No one has gone so far to say on the record that the company was unhappy with the job the Samwers did running international operations, rather the official line is that it was a long-planned transition to be implemented when the Samwers left the company. But the impression I’ve gotten from talking to people inside and close to the company is that this is most definitely a good thing.
Indeed, the Samwers have had a mixed record with Groupon’s international operations. Some countries have gone well, some have had early hiccups but are doing better now, and some don’t seem to be going well at all. In many markets Groupon is a solid number two player at best. In Brazil, for instance, Peixe Urbano does better than Groupon; in several of European markets a consortium owned by angel investor Klaus Hommels beats Groupon, and in China a company called Lashou just dominates.

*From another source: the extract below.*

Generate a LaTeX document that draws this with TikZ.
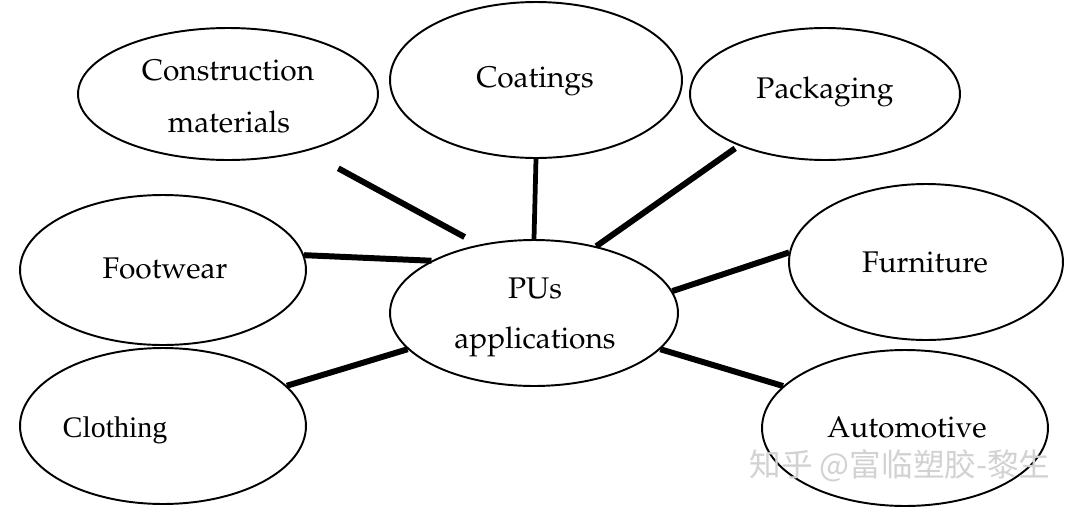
\documentclass[tikz,border=0pt]{standalone}
\usepackage{fontspec}
\newfontfamily\cjk{Noto Sans CJK SC}
\newfontfamily\timesf{Liberation Serif}
\usepackage[T1]{fontenc}
\usepackage{mathpazo}
\usetikzlibrary{shapes.geometric}
\begin{document}
\begin{tikzpicture}[x=0.02cm,y=-0.02cm,
  bub/.style={draw, ellipse, line width=1.1pt, inner sep=0pt},
  txt/.style={anchor=base, inner sep=0pt, font=\fontsize{17}{20}\selectfont},
  conn/.style={line width=3.4pt}]
\useasboundingbox[fill=white] (0,0) rectangle (1080,511);
\node[bub, minimum width=6cm,    minimum height=2.64cm] (cm) at (228,94)  {};
\node[bub, minimum width=5.84cm, minimum height=3.12cm] (co) at (536,80)  {};
\node[bub, minimum width=5.4cm,  minimum height=2.64cm] (pk) at (825,94)  {};
\node[bub, minimum width=5.72cm, minimum height=3cm]    (fw) at (163,270) {};
\node[bub, minimum width=5.76cm, minimum height=2.92cm] (pu) at (534,313) {};
\node[bub, minimum width=5.48cm, minimum height=3.12cm] (fu) at (926,262) {};
\node[bub, minimum width=5.72cm, minimum height=3.12cm] (cl) at (163,426) {};
\node[bub, minimum width=5.72cm, minimum height=3.12cm] (au) at (905,428) {};

\node[txt] (cmt1) at (228,80)  {Construction};
\node[txt] (cmt2) at (229,132) {materials};
\node[txt] (cot)  at (535,87)  {Coatings};
\node[txt] (pkt)  at (825,98)  {Packaging};
\node[txt] (fwt)  at (165,278) {Footwear};
\node[txt] (put1) at (535,298) {PUs};
\node[txt] (put2) at (535,348) {applications};
\node[txt] (fut)  at (925,272) {Furniture};
\node[txt, font=\timesf\fontsize{17}{20}\selectfont] (clt) at (115,437) {Clothing};
\node[txt] (aut)  at (907,437) {Automotive};

\draw[conn, shorten <=0.72cm, shorten >=0.32cm] (cm.-36.6) -- (pu.129.7);
\draw[conn, line width=2.7pt] (co.south) -- (pu.north);
\draw[conn, shorten <=0.09cm] (pk.211.5) -- (pu.47.6);
\draw[conn] (fw.6.8) -- (pu.153.4);
\draw[conn] (fu.176.2) -- (pu.9.5);
\draw[conn] (cl.18.3) -- (pu.196.6);
\draw[conn] (au.161.6) -- (pu.-16.6);

\node[font=\cjk\fontsize{18}{18}\selectfont, text=gray!35, inner sep=0pt] (wm) at (900,466) {知乎 @富临塑胶-黎生};
\end{tikzpicture}
\end{document}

One of Lashou’s investors, GSR Ventures told me several weeks ago he estimates Groupon does just one-tenth of Lashou’s volume in China. “The nature of the business is it’s quite easy to tell how things are going,” GSR’s Richard Lim says. “You just have someone go look at the site and see how many deals they have and how much they are discounting each deal.” Groupon tried to buy Lashou for hundreds of millions of dollars months ago, only to be rebuffed. It has since raised more than $100 million at a $1 billion pre-money valuation, GSR says. Like Groupon, it’s growing insanely fast, eyeing its own high dollar IPO in the future.
No matter what Groupon’s management changes say about how things have gone in the past, the fact that Groupon’s management team is taking a more central role in running what’s been a runaway cash-spending train is no doubt good news for potential investors. It’s hard to imagine there won’t be some changes and new discipline instiled. Maybe Groupon will pull back; maybe it’ll get more aggressive. But I’m betting from now on Mason will have a better idea what’s actually going on in one of the biggest markets in the world.
I can only hope for a future where someone at the company is able to answer basic questions about the company’s biggest cost center. After all, investors probably won’t be quite as forgiving as the press.